One of the most divisive, hot-button issues in the guitar community is the ever-growing popularity of instruments that have been given the ‘relic’ treatment. First brought to market by Fender in the 1990’s, relics are pre-aged guitars, made to look old, beat up, and rusted out in the same way that real vintage guitars often are. Finishes are dinged and damaged, hardware is tarnished, and faux cigarette burns are even found, straight from the factory.
Many guitar makers offer this kind of thing these days, and it is easy to see why: the price of actual vintage instruments from the golden era. Everybody wants a cool, weathered 1963 Strat, but few can pay the 30 grand or so required to capture one. Relics are often seen as the next best thing. They are really an acknowledgement by long-time companies like Fender and Gibson that their main competition for new guitar sales are the guitars that they, themselves, made in decades past. Since many people want an aged Strat, Tele, or Les Paul, they figured they might as well give it to them.
There is, however, a mounting backlash to these instruments. Some feel that relics are the ultimate in ‘poser’ guitars, aimed at making anyone look like a seasoned, gigging, veteran player whether they are or not. Stevie Ray’s Stratocaster got to the condition it was in by countless nights on stage, but now a guitar in similar distressed condition can be ordered brand new from Fender Custom Shop and spares players the bother of actually playing gigs.
This tends to rub those among us who are very experienced players the wrong way, especially when the relic in question is in the hands of a middle-aged newbie guitarist who can’t yet play a song all the way through. Others question the ‘older is better’ mentality and see relics as the equivalent of buying a new car that is already beat up-looking and rusty.
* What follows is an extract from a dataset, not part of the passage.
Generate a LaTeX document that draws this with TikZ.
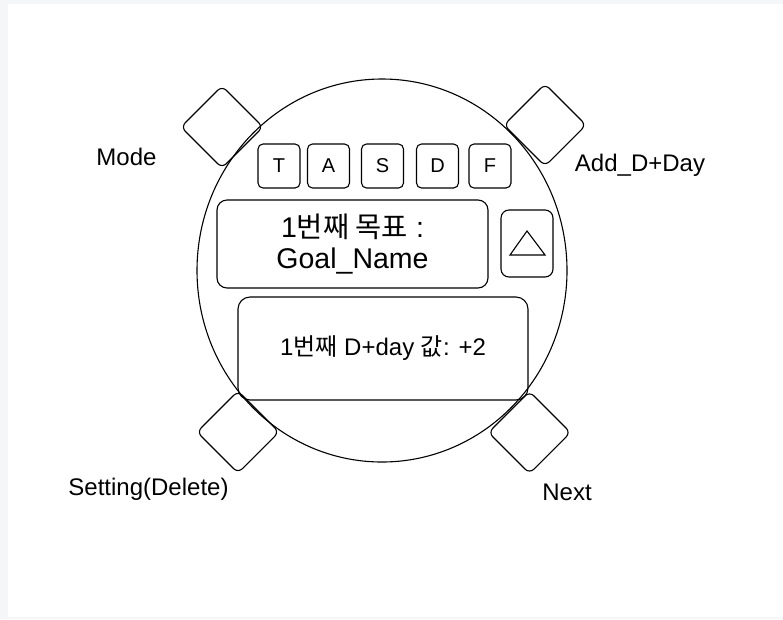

Love them or hate them, relic guitars are probably going to be around for a long time. They have an appeal that some folks just can’t resist, and that is evident by the amount of them out there. Also, underneath all the phony ‘mojo’ is usually the best straight-up vintage style guitar a company like Fender makes. It really is all about a customer’s perception of them: are they a tool to make the green seem less so, or are they an affordable alternative to a guitar that may just require a home equity loan to purchase which is, of course, too valuable to gig with? Each of us has to make that call for ourselves but one thing is certain: if all you can dream of is an axe that looks like it was dragged behind a dump truck on the way to the guitar shop, there is no shortage of possible candidates to consider.